◆ DATA SHOWN:
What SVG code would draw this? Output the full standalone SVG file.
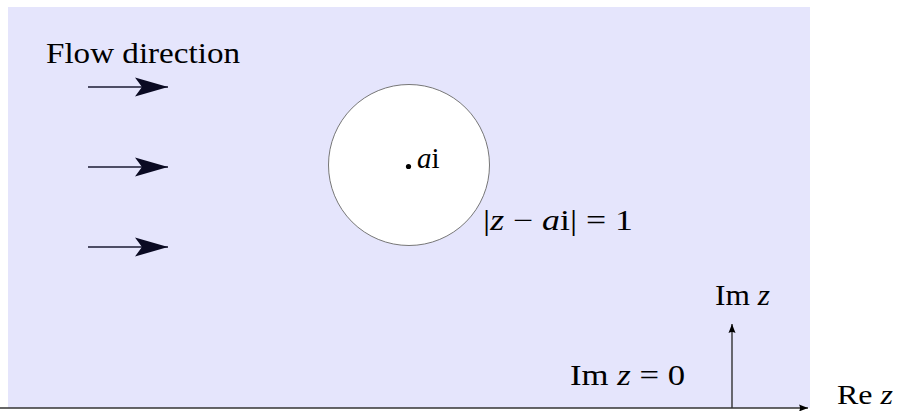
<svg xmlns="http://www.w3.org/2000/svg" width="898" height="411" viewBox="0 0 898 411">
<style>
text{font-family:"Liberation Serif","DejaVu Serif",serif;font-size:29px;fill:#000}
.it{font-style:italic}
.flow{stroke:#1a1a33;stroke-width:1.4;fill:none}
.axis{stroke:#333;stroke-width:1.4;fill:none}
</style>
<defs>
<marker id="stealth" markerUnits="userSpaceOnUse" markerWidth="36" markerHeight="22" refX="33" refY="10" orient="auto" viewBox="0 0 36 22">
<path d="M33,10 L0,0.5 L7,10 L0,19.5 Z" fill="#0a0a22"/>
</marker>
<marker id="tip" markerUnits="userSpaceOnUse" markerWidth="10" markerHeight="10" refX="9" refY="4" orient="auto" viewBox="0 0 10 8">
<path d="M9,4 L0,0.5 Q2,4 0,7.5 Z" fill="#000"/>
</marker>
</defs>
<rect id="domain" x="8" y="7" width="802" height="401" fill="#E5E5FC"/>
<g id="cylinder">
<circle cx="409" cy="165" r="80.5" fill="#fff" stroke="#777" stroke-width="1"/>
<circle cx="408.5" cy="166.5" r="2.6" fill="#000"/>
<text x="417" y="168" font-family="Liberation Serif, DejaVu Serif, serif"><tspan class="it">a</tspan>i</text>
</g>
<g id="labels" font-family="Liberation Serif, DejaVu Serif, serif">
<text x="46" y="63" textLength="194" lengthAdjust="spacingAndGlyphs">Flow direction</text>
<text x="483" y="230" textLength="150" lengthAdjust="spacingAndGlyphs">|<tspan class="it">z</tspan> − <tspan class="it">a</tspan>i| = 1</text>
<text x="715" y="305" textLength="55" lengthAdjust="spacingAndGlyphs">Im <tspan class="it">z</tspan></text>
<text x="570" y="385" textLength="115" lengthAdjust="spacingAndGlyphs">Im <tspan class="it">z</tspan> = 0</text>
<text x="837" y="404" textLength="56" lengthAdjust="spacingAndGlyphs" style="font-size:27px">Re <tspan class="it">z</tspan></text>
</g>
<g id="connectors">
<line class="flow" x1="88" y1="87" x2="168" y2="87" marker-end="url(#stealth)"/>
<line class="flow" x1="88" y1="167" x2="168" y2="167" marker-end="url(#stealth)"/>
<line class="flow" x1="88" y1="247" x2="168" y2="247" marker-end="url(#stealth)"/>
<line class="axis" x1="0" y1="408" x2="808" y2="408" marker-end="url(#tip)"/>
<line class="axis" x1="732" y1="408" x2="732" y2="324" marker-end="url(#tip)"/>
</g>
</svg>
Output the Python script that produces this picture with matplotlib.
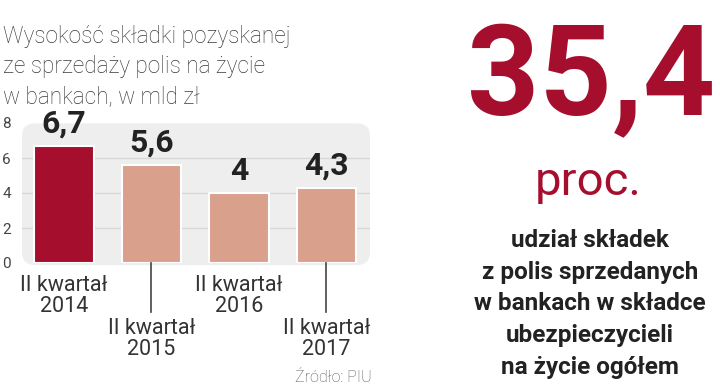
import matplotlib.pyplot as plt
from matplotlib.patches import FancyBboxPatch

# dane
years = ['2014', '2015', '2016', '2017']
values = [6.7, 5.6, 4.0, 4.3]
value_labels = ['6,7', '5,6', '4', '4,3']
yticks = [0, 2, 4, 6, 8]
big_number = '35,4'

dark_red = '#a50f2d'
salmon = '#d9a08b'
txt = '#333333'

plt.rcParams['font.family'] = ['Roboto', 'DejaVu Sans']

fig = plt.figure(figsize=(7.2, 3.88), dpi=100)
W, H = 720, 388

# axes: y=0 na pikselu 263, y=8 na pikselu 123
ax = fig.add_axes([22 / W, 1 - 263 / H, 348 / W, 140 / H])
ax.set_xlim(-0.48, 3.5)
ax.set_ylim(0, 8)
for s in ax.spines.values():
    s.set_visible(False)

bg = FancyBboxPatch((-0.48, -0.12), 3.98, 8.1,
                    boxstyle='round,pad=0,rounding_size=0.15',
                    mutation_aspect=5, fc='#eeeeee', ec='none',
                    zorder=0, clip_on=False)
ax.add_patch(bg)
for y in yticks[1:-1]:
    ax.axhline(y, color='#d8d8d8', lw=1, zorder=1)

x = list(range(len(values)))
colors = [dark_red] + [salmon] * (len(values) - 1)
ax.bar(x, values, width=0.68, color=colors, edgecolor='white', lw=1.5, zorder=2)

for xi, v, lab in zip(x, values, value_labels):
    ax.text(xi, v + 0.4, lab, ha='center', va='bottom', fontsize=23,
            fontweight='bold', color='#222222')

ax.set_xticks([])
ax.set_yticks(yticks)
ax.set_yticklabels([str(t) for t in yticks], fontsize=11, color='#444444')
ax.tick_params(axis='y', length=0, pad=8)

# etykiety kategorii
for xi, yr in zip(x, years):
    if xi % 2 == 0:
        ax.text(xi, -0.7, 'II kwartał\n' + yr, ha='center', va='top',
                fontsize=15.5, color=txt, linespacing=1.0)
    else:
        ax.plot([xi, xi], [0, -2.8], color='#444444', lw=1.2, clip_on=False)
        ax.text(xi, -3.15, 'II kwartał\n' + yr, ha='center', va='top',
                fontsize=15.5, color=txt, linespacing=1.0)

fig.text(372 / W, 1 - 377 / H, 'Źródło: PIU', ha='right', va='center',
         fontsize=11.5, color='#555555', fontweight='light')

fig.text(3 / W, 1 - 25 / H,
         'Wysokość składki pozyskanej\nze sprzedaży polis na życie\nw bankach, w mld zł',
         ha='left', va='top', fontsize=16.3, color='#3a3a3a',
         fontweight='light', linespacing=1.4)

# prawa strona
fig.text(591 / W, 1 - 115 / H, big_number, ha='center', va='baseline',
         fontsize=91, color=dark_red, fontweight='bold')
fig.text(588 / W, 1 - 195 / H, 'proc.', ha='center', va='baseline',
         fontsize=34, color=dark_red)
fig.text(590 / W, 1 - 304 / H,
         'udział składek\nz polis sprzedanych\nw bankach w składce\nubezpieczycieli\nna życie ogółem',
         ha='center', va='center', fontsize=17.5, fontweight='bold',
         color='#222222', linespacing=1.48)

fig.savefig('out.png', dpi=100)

◆ DO THIS:
Restate the listing above word for word, and skip the pictures.

◆ TASK ANSWER:
What SVG code would draw this? Output the full standalone SVG file.
<svg xmlns="http://www.w3.org/2000/svg" width="898" height="411" viewBox="0 0 898 411">
<style>
text{font-family:"Liberation Serif","DejaVu Serif",serif;font-size:29px;fill:#000}
.it{font-style:italic}
.flow{stroke:#1a1a33;stroke-width:1.4;fill:none}
.axis{stroke:#333;stroke-width:1.4;fill:none}
</style>
<defs>
<marker id="stealth" markerUnits="userSpaceOnUse" markerWidth="36" markerHeight="22" refX="33" refY="10" orient="auto" viewBox="0 0 36 22">
<path d="M33,10 L0,0.5 L7,10 L0,19.5 Z" fill="#0a0a22"/>
</marker>
<marker id="tip" markerUnits="userSpaceOnUse" markerWidth="10" markerHeight="10" refX="9" refY="4" orient="auto" viewBox="0 0 10 8">
<path d="M9,4 L0,0.5 Q2,4 0,7.5 Z" fill="#000"/>
</marker>
</defs>
<rect id="domain" x="8" y="7" width="802" height="401" fill="#E5E5FC"/>
<g id="cylinder">
<circle cx="409" cy="165" r="80.5" fill="#fff" stroke="#777" stroke-width="1"/>
<circle cx="408.5" cy="166.5" r="2.6" fill="#000"/>
<text x="417" y="168" font-family="Liberation Serif, DejaVu Serif, serif"><tspan class="it">a</tspan>i</text>
</g>
<g id="labels" font-family="Liberation Serif, DejaVu Serif, serif">
<text x="46" y="63" textLength="194" lengthAdjust="spacingAndGlyphs">Flow direction</text>
<text x="483" y="230" textLength="150" lengthAdjust="spacingAndGlyphs">|<tspan class="it">z</tspan> − <tspan class="it">a</tspan>i| = 1</text>
<text x="715" y="305" textLength="55" lengthAdjust="spacingAndGlyphs">Im <tspan class="it">z</tspan></text>
<text x="570" y="385" textLength="115" lengthAdjust="spacingAndGlyphs">Im <tspan class="it">z</tspan> = 0</text>
<text x="837" y="404" textLength="56" lengthAdjust="spacingAndGlyphs" style="font-size:27px">Re <tspan class="it">z</tspan></text>
</g>
<g id="connectors">
<line class="flow" x1="88" y1="87" x2="168" y2="87" marker-end="url(#stealth)"/>
<line class="flow" x1="88" y1="167" x2="168" y2="167" marker-end="url(#stealth)"/>
<line class="flow" x1="88" y1="247" x2="168" y2="247" marker-end="url(#stealth)"/>
<line class="axis" x1="0" y1="408" x2="808" y2="408" marker-end="url(#tip)"/>
<line class="axis" x1="732" y1="408" x2="732" y2="324" marker-end="url(#tip)"/>
</g>
</svg>
Output the Python script that produces this picture with matplotlib.
import matplotlib.pyplot as plt
from matplotlib.patches import FancyBboxPatch

# dane
years = ['2014', '2015', '2016', '2017']
values = [6.7, 5.6, 4.0, 4.3]
value_labels = ['6,7', '5,6', '4', '4,3']
yticks = [0, 2, 4, 6, 8]
big_number = '35,4'

dark_red = '#a50f2d'
salmon = '#d9a08b'
txt = '#333333'

plt.rcParams['font.family'] = ['Roboto', 'DejaVu Sans']

fig = plt.figure(figsize=(7.2, 3.88), dpi=100)
W, H = 720, 388

# axes: y=0 na pikselu 263, y=8 na pikselu 123
ax = fig.add_axes([22 / W, 1 - 263 / H, 348 / W, 140 / H])
ax.set_xlim(-0.48, 3.5)
ax.set_ylim(0, 8)
for s in ax.spines.values():
    s.set_visible(False)

bg = FancyBboxPatch((-0.48, -0.12), 3.98, 8.1,
                    boxstyle='round,pad=0,rounding_size=0.15',
                    mutation_aspect=5, fc='#eeeeee', ec='none',
                    zorder=0, clip_on=False)
ax.add_patch(bg)
for y in yticks[1:-1]:
    ax.axhline(y, color='#d8d8d8', lw=1, zorder=1)

x = list(range(len(values)))
colors = [dark_red] + [salmon] * (len(values) - 1)
ax.bar(x, values, width=0.68, color=colors, edgecolor='white', lw=1.5, zorder=2)

for xi, v, lab in zip(x, values, value_labels):
    ax.text(xi, v + 0.4, lab, ha='center', va='bottom', fontsize=23,
            fontweight='bold', color='#222222')

ax.set_xticks([])
ax.set_yticks(yticks)
ax.set_yticklabels([str(t) for t in yticks], fontsize=11, color='#444444')
ax.tick_params(axis='y', length=0, pad=8)

# etykiety kategorii
for xi, yr in zip(x, years):
    if xi % 2 == 0:
        ax.text(xi, -0.7, 'II kwartał\n' + yr, ha='center', va='top',
                fontsize=15.5, color=txt, linespacing=1.0)
    else:
        ax.plot([xi, xi], [0, -2.8], color='#444444', lw=1.2, clip_on=False)
        ax.text(xi, -3.15, 'II kwartał\n' + yr, ha='center', va='top',
                fontsize=15.5, color=txt, linespacing=1.0)

fig.text(372 / W, 1 - 377 / H, 'Źródło: PIU', ha='right', va='center',
         fontsize=11.5, color='#555555', fontweight='light')

fig.text(3 / W, 1 - 25 / H,
         'Wysokość składki pozyskanej\nze sprzedaży polis na życie\nw bankach, w mld zł',
         ha='left', va='top', fontsize=16.3, color='#3a3a3a',
         fontweight='light', linespacing=1.4)

# prawa strona
fig.text(591 / W, 1 - 115 / H, big_number, ha='center', va='baseline',
         fontsize=91, color=dark_red, fontweight='bold')
fig.text(588 / W, 1 - 195 / H, 'proc.', ha='center', va='baseline',
         fontsize=34, color=dark_red)
fig.text(590 / W, 1 - 304 / H,
         'udział składek\nz polis sprzedanych\nw bankach w składce\nubezpieczycieli\nna życie ogółem',
         ha='center', va='center', fontsize=17.5, fontweight='bold',
         color='#222222', linespacing=1.48)

fig.savefig('out.png', dpi=100)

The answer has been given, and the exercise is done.